An excess of job openings in larger, well funded law enforcement agencies increases the rate of turnover in small departments like Sitka’s, which can’t offer a pay rate to compete and sometimes lacks resources to support officers on the job, Ankerfelt said.
He also believes people don’t see law enforcement as a desirable career nowadays due in great part to the discord and conflict potential applicants see between departments, local governments, and the communities they serve.
In Sitka, that may be especially true considering three pending lawsuits from employees alleging mistreatment. Ankerfelt worries the lawsuits and a potential investigation into the department’s work culture may affect public perception of the department.
“That’s something I lay awake at night thinking about,” he said. “How does that impact our current ability to deliver service, the confidence that people might have — or lack of confidence — and how will that affect our ability to move this organization forward like we want to?”
At its March 26, 2019, meeting, the Sitka Assembly authorized $35,000 for an investigation of the police department, and the issues that led to the employee lawsuits. Ankerfelt believes an investigation will serve to restore the public’s faith in local police.

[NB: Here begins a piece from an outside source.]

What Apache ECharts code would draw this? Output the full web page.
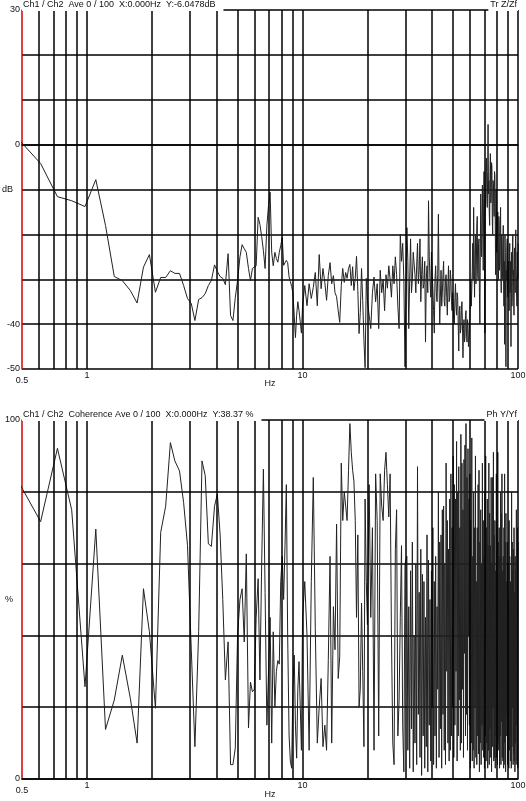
<!DOCTYPE html>
<html>
<head>
<meta charset="utf-8">
<script src="https://cdn.jsdelivr.net/npm/echarts@6/dist/echarts.min.js"></script>
<style>
  html, body { margin: 0; padding: 0; background: #fff; }
  #chart { width: 526px; height: 801px; }
</style>
</head>
<body>
<div id="chart"></div>
<script>
// FFT bins (Hz), full resolution below 10 Hz, thinned where the trace is a dense band
const freqHz = [
  0.49, 0.61, 0.73, 0.85, 0.98, 1.10, 1.22, 1.34, 1.46, 1.59,
  1.71, 1.83, 1.95, 2.08, 2.20, 2.32, 2.44, 2.56, 2.69, 2.81,
  2.93, 3.05, 3.17, 3.30, 3.42, 3.54, 3.66, 3.78, 3.91, 4.03,
  4.15, 4.27, 4.39, 4.52, 4.64, 4.76, 4.88, 5.00, 5.13, 5.25,
  5.37, 5.49, 5.62, 5.74, 5.86, 5.98, 6.10, 6.23, 6.35, 6.47,
  6.59, 6.71, 6.84, 6.96, 7.08, 7.20, 7.32, 7.45, 7.57, 7.69,
  7.81, 7.93, 8.06, 8.18, 8.30, 8.42, 8.54, 8.67, 8.79, 8.91,
  9.03, 9.16, 9.28, 9.40, 9.52, 9.64, 9.77, 9.89, 10.01,
  10.25, 10.50, 10.74, 10.99, 11.23, 11.47, 11.72, 11.96, 12.21, 12.45,
  12.70, 12.94, 13.18, 13.43, 13.67, 13.92, 14.16, 14.40, 14.65, 14.89,
  15.14, 15.38, 15.63, 15.87, 16.11, 16.36, 16.60, 16.85, 17.09, 17.33,
  17.58, 17.82, 18.07, 18.31, 18.55, 18.80, 19.04, 19.29, 19.53, 19.78,
  20.02,
  20.39, 20.75, 21.12, 21.48, 21.85, 22.22, 22.58, 22.95, 23.32, 23.68,
  24.05, 24.41, 24.78, 25.15, 25.51, 25.88, 26.25, 26.61, 26.98, 27.34,
  27.71, 28.08, 28.44, 28.81, 29.18, 29.54, 29.91,
  30.52, 30.83, 31.13, 31.44, 31.74, 32.05, 32.35, 32.66, 32.96, 33.27,
  33.57, 33.88, 34.18, 34.49, 34.79, 35.10, 35.40, 35.71, 36.01, 36.32,
  36.62, 36.93, 37.23, 37.54, 37.84, 38.15, 38.45, 38.76, 39.06, 39.37,
  39.67, 39.98, 40.28, 40.59, 40.89, 41.20, 41.50, 41.81, 42.11, 42.42,
  42.73, 43.03, 43.34, 43.64, 43.95, 44.25, 44.56, 44.86, 45.17, 45.47,
  45.78, 46.09, 46.39, 46.70, 47.00, 47.31, 47.61, 47.92, 48.22, 48.53,
  48.83, 49.14, 49.45, 49.75, 50.06, 50.36, 50.67, 50.97, 51.28, 51.58,
  51.88, 52.19, 52.50, 52.80, 53.11, 53.41, 53.72, 54.02, 54.33, 54.63,
  54.94, 55.24, 55.55, 55.85, 56.16, 56.46, 56.77, 57.07, 57.38, 57.68,
  57.99, 58.30, 58.60, 58.91, 59.21, 59.52, 59.82, 60.13, 60.43, 60.74,
  61.04, 61.35, 61.65, 61.96, 62.26, 62.57, 62.87, 63.18, 63.48, 63.79,
  64.09, 64.40, 64.71, 65.01, 65.32, 65.62, 65.93, 66.23, 66.54, 66.84,
  67.14, 67.45, 67.76, 68.06, 68.37, 68.67, 68.98, 69.28, 69.59, 69.89,
  70.20, 70.50, 70.81, 71.12, 71.42, 71.73, 72.03, 72.34, 72.64, 72.95,
  73.25, 73.56, 73.86, 74.17, 74.47, 74.78, 75.08, 75.39, 75.69, 76.00,
  76.30, 76.61, 76.92, 77.22, 77.53, 77.83, 78.14, 78.44, 78.75, 79.05,
  79.36, 79.66, 79.97, 80.27, 80.58, 80.88, 81.19, 81.49, 81.80, 82.11,
  82.41, 82.72, 83.02, 83.33, 83.63, 83.94, 84.24, 84.55, 84.85, 85.16,
  85.46, 85.77, 86.07, 86.38, 86.68, 86.99, 87.30, 87.60, 87.91, 88.21,
  88.52, 88.82, 89.13, 89.43, 89.74, 90.04, 90.35, 90.65, 90.96, 91.26,
  91.57, 91.87, 92.18, 92.49, 92.79, 93.10, 93.40, 93.71, 94.01, 94.32,
  94.62, 94.93, 95.23, 95.54, 95.84, 96.15, 96.45, 96.76, 97.06, 97.37,
  97.68, 97.98, 98.29, 98.59, 98.90, 99.20, 99.51, 99.81, 100.12
]

// Tr Z/Zf, dB
const transferDb = [
  0.8, -4.2, -11.6, -12.5, -13.8, -7.8, -18.0, -29.4, -30.3, -32.5,
  -35.3, -27.3, -24.5, -32.9, -29.6, -29.6, -28.1, -28.7, -28.7, -31.4,
  -34.3, -35.4, -39.2, -34.5, -34.1, -33.2, -31.4, -30.3, -26.8, -28.3,
  -29.4, -29.8, -31.2, -24.3, -38.1, -39.2, -34.1, -30.3, -25.0, -22.3,
  -23.2, -24.0, -27.6, -30.3, -27.6, -27.6, -27.0, -16.2, -17.8, -20.5,
  -23.6, -27.6, -18.0, -13.6, -10.6, -24.0, -27.0, -24.0, -25.4, -26.2,
  -24.0, -22.5, -20.7, -26.9, -26.5, -25.8, -26.3, -29.5, -30.5, -31.6,
  -33.0, -38.0, -43.0, -38.0, -35.0, -37.0, -39.5, -42.0, -36.0,
  -31.4, -35.9, -31.0, -34.3, -31.8, -28.5, -35.9, -24.5, -32.1, -27.6,
  -30.7, -34.7, -29.2, -26.3, -31.0, -29.2, -33.0, -33.9, -37.0, -39.6,
  -31.4, -27.6, -30.7, -28.5, -29.8, -27.6, -26.7, -31.4, -27.2, -32.5,
  -29.8, -24.9, -32.5, -42.1, -37.4, -27.6, -34.7, -43.7, -49.7, -29.8,
  -34.7,
  -38, -41, -33, -29.5, -35, -31, -41, -28, -33, -30,
  -37, -29, -32, -27, -30, -34, -27, -31, -25, -29,
  -36, -41, -20, -26, -22, -30, -49.5,
  -18.5, -26, -41, -30, -21, -33, -30, -24, -24, -29,
  -33, -27, -22, -31, -28, -21, -35, -29, -25, -32,
  -31, -26, -44, -30, -27, -33, -12.5, -25, -30, -34,
  -24, -29, -32, -37, -42, -30, -27, -33, -35, -29,
  -15.5, -31, -40, -34, -28, -36, -33, -29, -26, -35,
  -36, -30, -29, -34, -38, -31, -27, -35, -34, -28,
  -30, -35, -37, -33, -33, -39, -40, -34, -31, -36,
  -38, -33, -34, -40, -46, -37, -36, -42, -41, -37,
  -35, -40, -47.5, -41, -39, -44, -43, -38, -37, -42,
  -44, -39, -40, -45, -45, -41, -38, -35, -30, -36,
  -36, -28, -22, -30, -14, -26, -34, -24, -20, -31,
  -27, -18, -16, -29, -30, -22, -21, -33, -40, -25,
  -11, -22, -25, -15, -9, -20, -28, -12, -6, -17,
  -42, -16, -10, -4, -3, -12, -14, -6, 4.5, -11,
  -8, -15, -18, -6, -2, -13, -12, -4, -5, -17,
  -20, -8, -9, -14, -16, -6, -7, -18, -29, -10,
  -13, -24, -21, -17, -15, -25, -30, -16, -19, -28,
  -26, -18, -14, -29, -33, -20, -22, -30, -28, -21,
  -18, -31, -36, -26, -44.5, -20, -24, -35, -49.5, -28,
  -30, -23, -21, -32, -34, -27, -26, -30, -37, -24,
  -22, -33, -31, -26, -45, -30, -24, -36, -34, -22,
  -20, -29, -28, -35, -38, -25, -23, -31, -33, -21,
  -19, -27, -30, -34, -36, -24, -26, -30, -22
]

// Coherence, %
const coherencePct = [
  82, 71.7, 92.1, 75, 25.7, 69.6, 13.8, 22, 34.5, 22.5,
  10, 53, 41, 19.7, 68.7, 76, 93.7, 88.6, 85.8, 77,
  65, 36, 9, 41, 88.6, 84.5, 65.5, 64.8, 76, 79.4,
  68, 50, 27.6, 38.2, 4, 4, 8.6, 40, 50, 53,
  38.2, 62.7, 14.2, 27, 24.3, 25, 45, 55.8, 27.6, 60,
  86.3, 52, 15, 30, 45, 10, 41, 20, 30, 33,
  32, 55, 62, 50, 65, 82, 40, 12, 5, 3,
  25, 34.5, 15, 5.8, 25, 32.7, 20, 8, 45,
  55, 40, 8, 55, 84, 42, 10, 20, 28, 9,
  15, 8, 33, 62, 10, 48, 36, 71, 28, 34,
  88, 72, 80, 76, 72, 86, 99, 91, 86, 83,
  72, 45, 68, 20, 25, 49, 30, 9, 78, 55,
  43,
  82, 45, 70, 8, 85, 72, 12, 85, 76, 72,
  86, 91, 82, 73, 85, 40, 10, 4, 64, 75,
  12, 22, 45, 65, 15, 2, 60,
  62, 8, 48, 3, 58, 14, 66, 2, 40, 10,
  60, 4, 87, 18, 52, 6, 64, 1, 57, 12,
  55, 3, 45, 9, 68, 2, 61, 15, 50, 5,
  58, 20, 70, 4, 55, 12, 62, 3, 48, 25,
  80, 6, 66, 14, 68, 3, 75, 18, 76, 8,
  60, 4, 88, 30, 72, 10, 64, 5, 78, 8,
  85, 12, 70, 20, 90, 6, 82, 15, 78, 30,
  94, 5, 80, 12, 87, 22, 70, 8, 96, 10,
  88, 25, 75, 6, 89, 35, 93, 12, 99, 18,
  84, 8, 92, 40, 78, 15, 85, 3, 72, 10,
  95, 5, 62, 8, 80, 3, 70, 20, 90, 6,
  55, 4, 70, 12, 82, 7, 86, 2, 66, 10,
  75, 4, 60, 15, 88, 8, 72, 6, 62, 3,
  80, 12, 90, 5, 70, 10, 78, 3, 65, 8,
  88, 4, 74, 14, 65, 6, 84, 2, 60, 9,
  84, 20, 91, 5, 68, 6, 72, 3, 58, 12,
  85, 6, 70, 4, 91, 10, 66, 8, 70, 3,
  62, 12, 80, 4, 74, 16, 85, 6, 58, 5,
  62, 3, 70, 10, 85, 4, 66, 2, 74, 12,
  55, 18, 66, 4, 60, 6, 50, 3, 72, 8,
  62, 12, 55, 5, 48, 3, 80, 9, 66, 20,
  58, 4, 64, 7, 70, 5, 52, 2, 62, 10,
  58, 4, 75, 15, 64, 5, 70, 3, 66
]

// vertical grid lines of the log frequency axis
const gridHz = [0.6, 0.7, 0.8, 0.9, 1, 2, 3, 4, 5, 6, 7, 8, 9, 10, 20, 30, 40, 50, 60, 70, 80, 90, 100]
const dbLabels = [30, 0, -40, -50]
const pctLabels = [100, 0]

const FONT = 'Liberation Sans, Arial, sans-serif'
const textStyle = { fontFamily: FONT, fontSize: 9, color: '#111' }

function freqAxis(gridIndex, nameGap) {
  return {
    type: 'log',
    logBase: 10,
    gridIndex,
    min: 0.5,
    max: 100,
    name: 'Hz',
    nameLocation: 'middle',
    nameGap,
    nameMoveOverlap: false,
    nameTextStyle: textStyle,
    axisLine: { show: true, lineStyle: { color: '#000', width: 1.5 } },
    axisTick: { show: false },
    splitLine: { show: false },
    axisLabel: {
      ...textStyle,
      margin: 2,
      formatter: (value) => (value < 0.75 ? '{lo|0.5}' : String(Math.round(value))),
      rich: { lo: { ...textStyle, padding: [5, 0, 0, 0] } }
    }
  }
}

function levelAxis(gridIndex, min, max, interval, name, shown) {
  return {
    type: 'value',
    gridIndex,
    min,
    max,
    interval,
    name,
    nameLocation: 'middle',
    nameRotate: 0,
    nameGap: 9,
    nameMoveOverlap: false,
    nameTextStyle: textStyle,
    axisLine: { show: true, onZero: false, lineStyle: { color: '#d40000', width: 1.5 } },
    axisTick: { show: false },
    splitLine: { show: true, lineStyle: { color: '#000', width: 1.5 } },
    axisLabel: {
      ...textStyle,
      margin: 2,
      formatter: (value) => (shown.includes(value) ? String(value) : '')
    }
  }
}

function gridSeries(index) {
  return {
    type: 'line',
    xAxisIndex: index,
    yAxisIndex: index,
    data: [],
    z: 1,
    silent: true,
    animation: false,
    markLine: {
      silent: true,
      animation: false,
      symbol: ['none', 'none'],
      label: { show: false },
      emphasis: { disabled: true },
      lineStyle: { color: '#000', width: 1.5, type: 'solid' },
      data: gridHz.map((hz) => ({ xAxis: hz }))
    }
  }
}

function traceSeries(index, values) {
  return {
    type: 'line',
    xAxisIndex: index,
    yAxisIndex: index,
    data: freqHz.map((hz, i) => [hz, values[i]]),
    showSymbol: false,
    symbol: 'none',
    z: 3,
    silent: true,
    animation: false,
    lineStyle: { color: '#222', width: 1 }
  }
}

function headerText(text, pos) {
  return {
    text,
    ...pos,
    padding: [0, 8, 1, 1],
    backgroundColor: '#fff',
    z: 10,
    textStyle: { ...textStyle, fontWeight: 'normal', lineHeight: 10 }
  }
}

const chart = echarts.init(document.getElementById('chart'))

chart.setOption({
  backgroundColor: '#fff',
  animation: false,
  title: [
    headerText('Ch1 / Ch2  Ave 0 / 100  X:0.000Hz  Y:-6.0478dB', { left: 22, top: 0 }),
    { ...headerText('Tr Z/Zf', { right: 8, top: 0 }), padding: [0, 1, 1, 2] },
    headerText('Ch1 / Ch2  Coherence Ave 0 / 100  X:0.000Hz  Y:38.37 %', { left: 22, top: 410 }),
    { ...headerText('Ph Y/Yf', { right: 8, top: 410 }), padding: [0, 1, 1, 2] }
  ],
  grid: [
    { left: 22, right: 8, top: 10, height: 359, containLabel: false, outerBoundsMode: 'none' },
    { left: 22, right: 8, top: 420, height: 359, containLabel: false, outerBoundsMode: 'none' }
  ],
  xAxis: [freqAxis(0, 10), freqAxis(1, 11)],
  yAxis: [
    levelAxis(0, -50, 30, 10, 'dB', dbLabels),
    levelAxis(1, 0, 100, 20, '%', pctLabels)
  ],
  series: [
    gridSeries(0),
    gridSeries(1),
    traceSeries(0, transferDb),
    traceSeries(1, coherencePct)
  ]
})
</script>
</body>
</html>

“I want people in our own community to say that’s an organisation that’s proud and has a great deal of pride and I want to be a part of that,” he said.
And he maintains that new officers and a modern building are also a key part of rebuilding trust. But Ankerfelt knows any request for funding is a big ask right now.
“I think it’s going to be some time before we see a new facility,” he said. “There’s investments in schools and the care for our elderly that need to come first. I think it’s going to take some time.”
For now, a new building may have to stay in the department’s long wish list of investments and improvements.